La participation d’un responsable « aouniste » à une élection législative constitue un précédent qui a donné lieu à de multiples commentaires sur ce qu’elle implique au niveau de la reconnaissance du processus de Taëf par le général Michel Aoun. Mais là n’est pas le point essentiel. Le débat sur la légalité ou la légitimité du pouvoir issu de Taëf est en effet dépassé depuis longtemps.
Le principal facteur significatif de la bataille électorale menée par le candidat aouniste réside en réalité dans la mobilisation de cette base populaire qui vivait jusque-là pratiquement en marge de la République. Si ce scrutin mérite qu’on y prête quelque attention, c’est parce qu’il a permis aux jeunes, ceux qui sont dans le collimateur des « services » depuis plus de douze ans, de se réconcilier avec la vie politique. Cette jeunesse a, enfin, le sentiment qu’elle peut encore, en dépit de tout, jouer un rôle et avoir son mot à dire.
Quelle que soit l’issue du scrutin, il s’agit là d’un tournant, d’un point d’inflexion sur lequel il faut à tout prix capitaliser. Le développement d’un pays est compromis lorsque sa jeunesse, ses cadres et son élite se désintéressent de la chose publique. Les chrétiens étaient plongés dans une telle situation du fait des événements sanglants de 1990, du déséquilibre politique qui en a résulté et de l’application sélective de l’accord de Taëf. Ce type d’attitude est classique: toute population a tendance à se replier sur elle-même, à effectuer une traversée du désert, à vivre dans un état de léthargie après avoir subi une dure épreuve. La période de convalescence peut être plus ou moins longue en fonction des circonstances.
D’une certaine façon, l’implication active des partisans du candidat aouniste dans cette élection législative marque la fin de cette période de convalescence. Les prémices d’une telle réconciliation avec la vie politique étaient, certes, déjà apparues à la faveur du scrutin partiel du Metn. Mais le régime avait alors commis l’impardonnable faute d’effacer d’un trait de plume le résultat de cette élection. Du coup, certains cadres n’ont pas manqué de s’interroger à nouveau avec amertume sur la possibilité pour les générations montantes d’avoir encore un rôle à jouer dans la vie publique. L’enthousiasme manifesté par certains pour le scrutin de Baabda-Aley montre que le sentiment d’espoir demeure, contre vents et marées, toujours vif.
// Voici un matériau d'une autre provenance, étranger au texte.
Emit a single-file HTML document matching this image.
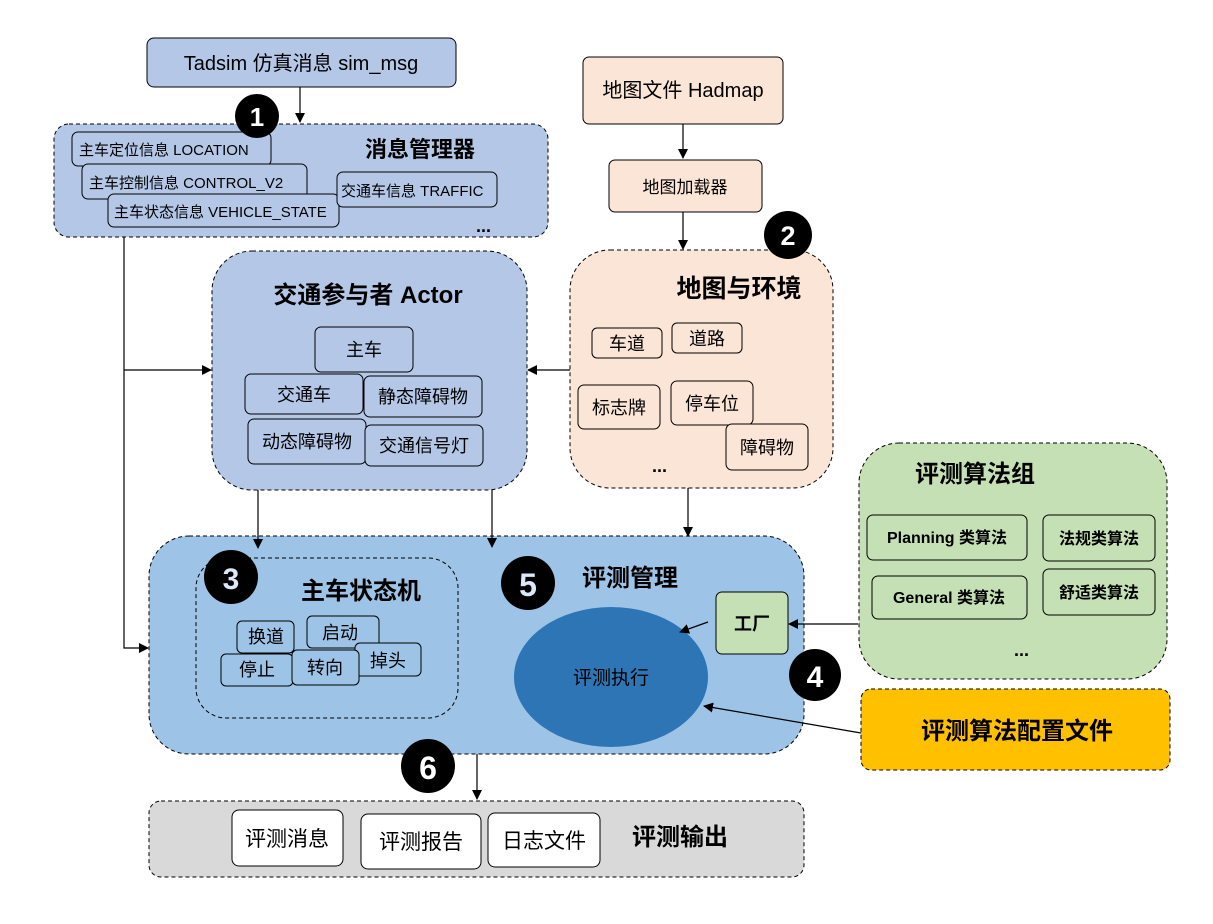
<!DOCTYPE html>
<html><head><meta charset="utf-8"><style>
body{margin:0;background:#fff}
text{font-family:"Liberation Sans","Noto Sans CJK SC",sans-serif;fill:#000}
.b{font-weight:bold}
</style></head><body>
<svg width="1213" height="919" viewBox="0 0 1213 919" xmlns="http://www.w3.org/2000/svg">
<defs><marker id="a" markerWidth="10" markerHeight="10" refX="9" refY="5" orient="auto" markerUnits="userSpaceOnUse"><path d="M0,0 L10,5 L0,10 z" fill="#000"/></marker></defs>
<!-- top -->
<rect x="147" y="38" width="309" height="49" rx="7" fill="#b4c7e7" stroke="#000"/>
<text x="301" y="70" font-size="20" text-anchor="middle">Tadsim 仿真消息  sim_msg</text>
<rect x="54" y="124" width="494" height="113" rx="15" fill="#b4c7e7" stroke="#000" stroke-dasharray="4,3"/>
<g fill="#b4c7e7" stroke="#000">
<rect x="72" y="132" width="199" height="34" rx="6"/>
<rect x="82" y="164" width="225" height="35" rx="6"/>
<rect x="108" y="194" width="231" height="33" rx="6"/>
<rect x="337" y="172" width="160" height="35" rx="6"/>
</g>
<text x="79" y="155" font-size="15">主车定位信息 LOCATION</text>
<text x="89" y="188" font-size="15">主车控制信息 CONTROL_V2</text>
<text x="114" y="217" font-size="15">主车状态信息 VEHICLE_STATE</text>
<text x="341" y="196" font-size="15">交通车信息 TRAFFIC</text>
<text x="365" y="157" font-size="22" class="b">消息管理器</text>
<text x="476" y="232" font-size="18" class="b">...</text>
<circle cx="257" cy="116" r="22" fill="#000"/><text x="257" y="126" font-size="26" class="b" text-anchor="middle" style="fill:#fff">1</text>
<!-- map -->
<rect x="583" y="57" width="200" height="67" rx="6" fill="#fbe5d6" stroke="#000"/>
<text x="683" y="97" font-size="20" text-anchor="middle">地图文件 Hadmap</text>
<rect x="609" y="160" width="153" height="52" rx="6" fill="#fbe5d6" stroke="#000"/>
<text x="685" y="193" font-size="17" text-anchor="middle">地图加载器</text>
<rect x="570" y="250" width="263" height="238" rx="40" fill="#fbe5d6" stroke="#000" stroke-dasharray="4,3"/>
<text x="739" y="297" font-size="25" class="b" text-anchor="middle">地图与环境</text>
<circle cx="788" cy="235" r="24" fill="#000"/><text x="788" y="245" font-size="27" class="b" text-anchor="middle" style="fill:#fff">2</text>
<g fill="#fbe5d6" stroke="#000">
<rect x="592" y="328" width="70" height="30" rx="5"/>
<rect x="672" y="323" width="70" height="30" rx="5"/>
<rect x="578" y="385" width="82" height="44" rx="6"/>
<rect x="671" y="381" width="82" height="44" rx="6"/>
<rect x="726" y="424" width="82" height="46" rx="6"/>
</g>
<g font-size="18" text-anchor="middle">
<text x="627" y="350">车道</text><text x="707" y="345">道路</text>
<text x="619" y="414">标志牌</text><text x="712" y="410">停车位</text><text x="767" y="454">障碍物</text>
</g>
<text x="652" y="472" font-size="18" class="b">...</text>
<!-- actor -->
<rect x="212" y="251" width="315" height="239" rx="40" fill="#b4c7e7" stroke="#000" stroke-dasharray="4,3"/>
<text x="368" y="303" font-size="24" class="b" text-anchor="middle">交通参与者 Actor</text>
<g fill="#b4c7e7" stroke="#000">
<rect x="315" y="327" width="98" height="45" rx="6"/>
<rect x="245" y="374" width="118" height="40" rx="6"/>
<rect x="364" y="376" width="118" height="41" rx="6"/>
<rect x="248" y="419" width="118" height="45" rx="6"/>
<rect x="365" y="425" width="118" height="41" rx="6"/>
</g>
<g font-size="18" text-anchor="middle">
<text x="364" y="356">主车</text><text x="304" y="401">交通车</text><text x="423" y="403">静态障碍物</text>
<text x="307" y="448">动态障碍物</text><text x="424" y="452">交通信号灯</text>
</g>
<!-- main -->
<rect x="149" y="536" width="655" height="218" rx="40" fill="#9dc3e6" stroke="#000" stroke-dasharray="4,3"/>
<rect x="196" y="558" width="262" height="160" rx="30" fill="none" stroke="#000" stroke-dasharray="4,3"/>
<circle cx="231" cy="577" r="27" fill="#000"/><text x="231" y="589" font-size="30" class="b" text-anchor="middle" style="fill:#dbe8f8">3</text>
<text x="361" y="599" font-size="24" class="b" text-anchor="middle">主车状态机</text>
<g fill="#9dc3e6" stroke="#000">
<rect x="237" y="621" width="57" height="32" rx="5"/>
<rect x="307" y="616" width="72" height="32" rx="5"/>
<rect x="355" y="643" width="66" height="33" rx="5"/>
<rect x="221" y="654" width="72" height="32" rx="5"/>
<rect x="292" y="650" width="67" height="35" rx="5"/>
</g>
<g font-size="18" text-anchor="middle">
<text x="266" y="643">换道</text><text x="340" y="639">启动</text><text x="388" y="667">掉头</text>
<text x="257" y="676">停止</text><text x="325" y="674">转向</text>
</g>
<circle cx="528" cy="583" r="27" fill="#000"/><text x="528" y="596" font-size="32" class="b" text-anchor="middle" style="fill:#dbe8f8">5</text>
<text x="630" y="586" font-size="24" class="b" text-anchor="middle">评测管理</text>
<ellipse cx="611" cy="677" rx="97" ry="70" fill="#2e75b6"/>
<text x="611" y="684" font-size="19" text-anchor="middle">评测执行</text>
<rect x="716" y="592" width="72" height="62" rx="6" fill="#c5e0b4" stroke="#000"/>
<text x="752" y="630" font-size="18" class="b" text-anchor="middle">工厂</text>
<!-- green -->
<rect x="859" y="443" width="308" height="236" rx="40" fill="#c5e0b4" stroke="#000" stroke-dasharray="4,3"/>
<text x="975" y="482" font-size="24" class="b" text-anchor="middle">评测算法组</text>
<g fill="#c5e0b4" stroke="#000">
<rect x="867" y="515" width="160" height="45" rx="6"/>
<rect x="1043" y="515" width="112" height="46" rx="6"/>
<rect x="872" y="576" width="155" height="43" rx="6"/>
<rect x="1043" y="569" width="112" height="46" rx="6"/>
</g>
<g font-size="16" class="b" text-anchor="middle">
<text x="947" y="543">Planning 类算法</text><text x="1099" y="544">法规类算法</text>
<text x="949" y="603">General 类算法</text><text x="1099" y="598">舒适类算法</text>
</g>
<text x="1014" y="656" font-size="18" class="b">...</text>
<circle cx="815" cy="675" r="26" fill="#000"/><text x="815" y="687" font-size="30" class="b" text-anchor="middle" style="fill:#fff">4</text>
<rect x="861" y="689" width="309" height="81" rx="10" fill="#ffc000" stroke="#000" stroke-dasharray="4,3"/>
<text x="1017" y="739" font-size="24" class="b" text-anchor="middle">评测算法配置文件</text>
<!-- output -->
<circle cx="428" cy="766" r="27" fill="#000"/><text x="428" y="779" font-size="32" class="b" text-anchor="middle" style="fill:#fff">6</text>
<rect x="149" y="801" width="655" height="76" rx="12" fill="#d9d9d9" stroke="#000" stroke-dasharray="4,3"/>
<g fill="#fff" stroke="#000">
<rect x="232" y="810" width="111" height="56" rx="7"/>
<rect x="361" y="814" width="120" height="55" rx="7"/>
<rect x="488" y="813" width="112" height="54" rx="7"/>
</g>
<g font-size="21" text-anchor="middle">
<text x="287" y="846">评测消息</text><text x="421" y="849">评测报告</text><text x="544" y="848">日志文件</text>
</g>
<text x="680" y="845" font-size="24" class="b" text-anchor="middle">评测输出</text>
<!-- connectors on top -->
<g stroke="#000" stroke-width="1.2" fill="none">
<line x1="300" y1="87" x2="300" y2="122" marker-end="url(#a)"/>
<line x1="683" y1="124" x2="683" y2="158" marker-end="url(#a)"/>
<line x1="683" y1="212" x2="683" y2="249" marker-end="url(#a)"/>
<polyline points="124,237 124,648 148,648" marker-end="url(#a)"/>
<line x1="124" y1="370" x2="211" y2="370" marker-end="url(#a)"/>
<line x1="570" y1="370" x2="528" y2="370" marker-end="url(#a)"/>
<line x1="258" y1="490" x2="258" y2="548" marker-end="url(#a)"/>
<line x1="492" y1="490" x2="492" y2="547" marker-end="url(#a)"/>
<line x1="688" y1="488" x2="688" y2="536" marker-end="url(#a)"/>
<line x1="477" y1="754" x2="477" y2="799" marker-end="url(#a)"/>
<line x1="858" y1="624" x2="789" y2="624" marker-end="url(#a)"/>
<line x1="708" y1="622" x2="680" y2="632" marker-end="url(#a)"/>
<line x1="861" y1="733" x2="704" y2="706" marker-end="url(#a)"/>
</g>
</svg>
</body></html>
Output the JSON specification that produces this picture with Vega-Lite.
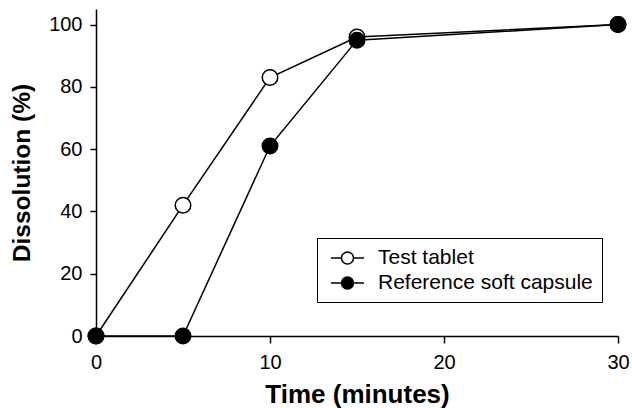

Le pouvoir assumerait une grave responsabilité au niveau national s’il venait à réprimer et étouffer dans l’œuf, une fois de plus, cette réconciliation d’une partie de la jeunesse avec la vie politique. Les Libanais ont toujours présents à l’esprit les effets dévastateurs du 7 août 2001 lorsque le régime, en réaction au rapprochement entre Bkerké et l’opposition chrétienne, d’une part, et M. Walid Joumblatt, d’autre part, avait jeté des dizaines d’opposants en prison et fait tabasser, deux jours plus tard, les jeunes devant le Palais de justice.
Nul ne demande, à l’évidence, que le pouvoir favorise d’une quelconque façon le candidat aouniste dans le seul but de résorber le déséquilibre des douze dernières années. M. Henri Hélou possède suffisamment de qualités et d’atouts pour remporter le scrutin du 14 septembre. Que cette consultation électorale se déroule donc suivant les règles et en respectant les pratiques démocratiques, loin de toute indimidation militaro-sécuritaire, afin que cette partielle puisse attiser durablement un message d’espoir à l’adresse des générations montantes.